节点文献

半监督聚类集成理论与技术研究

Research on Theory and Technology of Semi-Supervised Clustering Ensemble

【作者】 陈大海

【导师】 杨燕;

【作者基本信息】 西南交通大学 , 计算机应用技术, 2013, 硕士

【摘要】 聚类分析是数据挖掘和机器学习领域一种重要技术方法之一,在很多领域都有广泛的应用,尤其应用在对大数据等问题的处理和分析上。
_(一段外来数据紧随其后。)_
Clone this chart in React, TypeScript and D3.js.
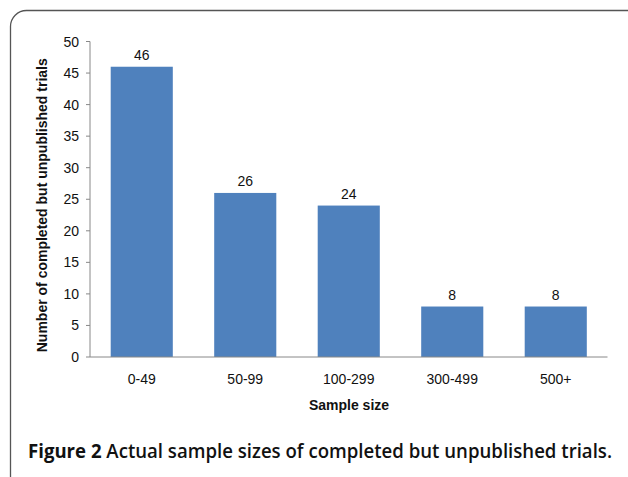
import React from "react";
import * as d3 from "d3";

const categories = ["0-49", "50-99", "100-299", "300-499", "500+"];
const values = [46, 26, 24, 8, 8];
const yTicks = [0, 5, 10, 15, 20, 25, 30, 35, 40, 45, 50];

export default function App() {
  const W = 628, H = 477;
  const x0 = 90, x1 = 607.5, yTop = 41.5, yBot = 357;
  const x = d3.scaleBand<string>().domain(categories).range([x0, x1]).paddingInner(0.4).paddingOuter(0.2);
  const y = d3.scaleLinear().domain([0, 50]).range([yBot, yTop]);
  const font = "Arial, 'Liberation Sans', sans-serif";
  return (
    <svg width={W} height={H} style={{ position: "absolute", left: 0, top: 0 }}>
      <rect x={0} y={0} width={W} height={H} fill="#fff" />
      <rect x={10.5} y={10.5} width={640} height={490} rx={16} fill="none" stroke="#555" strokeWidth={1.3} />
      {/* y axis */}
      <line x1={x0} x2={x0} y1={yTop} y2={yBot} stroke="#888" />
      {yTicks.map((t) => (
        <g key={t}>
          <line x1={x0 - 4} x2={x0} y1={y(t)} y2={y(t)} stroke="#888" />
          <text x={x0 - 11} y={y(t)} dy="0.36em" textAnchor="end" fontFamily={font} fontSize={14} fill="#111">
            {t}
          </text>
        </g>
      ))}
      {/* bars */}
      {categories.map((c, i) => (
        <g key={c}>
          <rect x={x(c)} y={y(values[i])} width={x.bandwidth()} height={yBot - y(values[i])} fill="#4F81BD" />
          <text x={(x(c) as number) + x.bandwidth() / 2} y={y(values[i]) - 7} textAnchor="middle" fontFamily={font} fontSize={14} fill="#111">
            {values[i]}
          </text>
          <text x={(x(c) as number) + x.bandwidth() / 2} y={384} textAnchor="middle" fontFamily={font} fontSize={14} fill="#111">
            {c}
          </text>
        </g>
      ))}
      <line x1={x0} x2={x1} y1={yBot} y2={yBot} stroke="#888" />
      <text x={349} y={410} textAnchor="middle" fontFamily={font} fontSize={14} fontWeight="bold" fill="#111">
        Sample size
      </text>
      <text transform={`translate(47,${(yTop + yBot) / 2 + 6}) rotate(-90)`} textAnchor="middle" fontFamily={font} fontSize={14} fontWeight="bold" fill="#111">
        Number of completed but unpublished trials
      </text>
      <text x={28} y={458} fontFamily="'Open Sans', sans-serif" fontSize={19} fill="#111" textLength={584} lengthAdjust="spacingAndGlyphs">
        <tspan fontWeight="bold">Figure 2</tspan>
        <tspan fontWeight={600}> Actual sample sizes of completed but unpublished trials.</tspan>
      </text>
    </svg>
  );
}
聚类根据一种给定的相似性度量方式,将所有数据对象划分为不同的簇,要求簇内相似度最大而簇间相似度最小在实际问题的解决中,无监督的聚类方法不能利用少量的先验知识,单一的聚类算法很难满足对结构和分布复杂多变的数据集合的处理。半监督聚类集成技术正好弥补了这方面的缺陷,充分利用半监督学习和集成学习技术,并将其应用到聚类分析中,可以有效的提高聚类的性能。然而由于半监督聚类集成研究刚刚兴起,其很多理论机理知识不是很成熟,理论方面的研究可以为半监督聚类集成技术的发展提供有力的支撑。半监督聚类集成技术充分的利用先验知识指导聚类过程,提高聚类的性能,同时利用集成学习的思想,将多个基聚类结果进行组合达到更优化的划分效果。受半监督学习和聚类集成等技术研究的启示,结合概率统计的知识,本文对半监督聚类集成的相关理论进行了数学分析和讨论。在对半监督聚类集成模型和参数进行相关假设的前提下,对其收敛性进行数学证明和分析;引入鲁棒半径的概念来表示鲁棒性程度的范围,对半监督聚类集成的鲁棒性进行分析。然后本文提出一种基于关联矩阵的统一类标签方法,对基聚类(划分)类标签进行统一对齐,将先验知识以约束对的形式加入到基于多数投票法的半监督聚类集成模型中。实验结果表明,先验知识可以提高基聚类和半监督聚类集成的性能,半监督聚类集成具有收敛性和鲁棒性等性能,改进的基于多数投票法的半监督聚类集成方法可以获得较好的聚类效果。半监督聚类集成技术,能够有效的利用先验知识指导聚类和集成过程,且通过融合具有一定差异性的基划分结果,可以有效的提高聚类的性能。本文基于统计学知识,证明了半监督聚类集成方法具有收敛性,同时分析了其鲁棒性性能,提出一种鲁棒性度量方法;提出了一种基于多数投票的半监督聚类集成模型。实验结果表明,随着差异性基划分成员数量的增加半监督聚类集成结果具有收敛性,且其鲁棒性性能也比较好;充分利用先验知识后,基于多数投票法的半监督聚类集成方法可以有效的提高聚类的性能。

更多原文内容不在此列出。